Barak joined critical voices throughout the government opposing the law, including Foreign Affairs and Defense Committee chair Shaul Mofaz (Kadima). Mofaz last week called the Tal Law a "failure," arguing that it has turned the "people's army" into "half the people's army."

Hundreds of students are expected to protest the Tal Law on Sunday between 9:00 and 10:30 a.m., Army Radio reported. Students sent a letter to the prime minister Saturday, demanding that the government draft a law the treats conscription as "equal to all citizens of Israel."

Dozens of protesters gathered Saturday night at the Arlozorof train station in Tel Aviv to demonstrate against the Tal Law.

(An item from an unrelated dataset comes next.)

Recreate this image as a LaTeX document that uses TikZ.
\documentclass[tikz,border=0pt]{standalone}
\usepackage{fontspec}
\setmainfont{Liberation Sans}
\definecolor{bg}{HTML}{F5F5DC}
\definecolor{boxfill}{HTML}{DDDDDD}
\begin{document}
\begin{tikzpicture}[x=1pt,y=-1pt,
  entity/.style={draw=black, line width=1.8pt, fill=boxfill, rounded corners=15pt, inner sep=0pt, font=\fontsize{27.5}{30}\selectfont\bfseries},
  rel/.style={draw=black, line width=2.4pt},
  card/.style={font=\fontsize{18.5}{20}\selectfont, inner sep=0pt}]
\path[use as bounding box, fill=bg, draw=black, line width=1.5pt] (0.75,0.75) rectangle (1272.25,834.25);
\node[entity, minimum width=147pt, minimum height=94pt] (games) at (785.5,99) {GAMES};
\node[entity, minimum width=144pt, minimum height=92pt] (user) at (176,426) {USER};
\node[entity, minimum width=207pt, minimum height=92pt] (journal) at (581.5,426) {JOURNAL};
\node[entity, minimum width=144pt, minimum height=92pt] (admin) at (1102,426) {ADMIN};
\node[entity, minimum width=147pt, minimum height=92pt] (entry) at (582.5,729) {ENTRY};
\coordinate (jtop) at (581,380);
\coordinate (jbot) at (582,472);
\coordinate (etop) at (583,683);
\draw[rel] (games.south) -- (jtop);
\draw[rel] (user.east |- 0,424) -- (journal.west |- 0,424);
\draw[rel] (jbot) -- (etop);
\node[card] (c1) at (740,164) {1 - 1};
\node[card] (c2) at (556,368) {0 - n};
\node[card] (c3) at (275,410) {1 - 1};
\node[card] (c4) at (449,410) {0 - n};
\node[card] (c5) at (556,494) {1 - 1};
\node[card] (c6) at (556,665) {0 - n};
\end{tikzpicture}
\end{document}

Executive Director of the IDF Widows and Orphans Organization Gil Simenhois visited the the mock military "Camp Sucker" to show solidarity with the struggle.



The Tal Law affords those studying full-time in a yeshiva the option of deferring their military service until they are 22. Once they reach that age, they can perform a year of vocational training, and then decide whether to join the army for a minimum of 16 months followed by annual reserve duty, or to perform a year of civilian service. After that point, they are legally free to join the work force.

The encampment is somewhat reminiscent of the protest tents set up over the summer across the country, with booths set up by different NGOs, activists milling around talking to journalists, and the occasional passing car honking its approval or disdain. Activists said Thursday that the encampment would remain open until Sunday morning, and that an assortment of public figures would make appearances.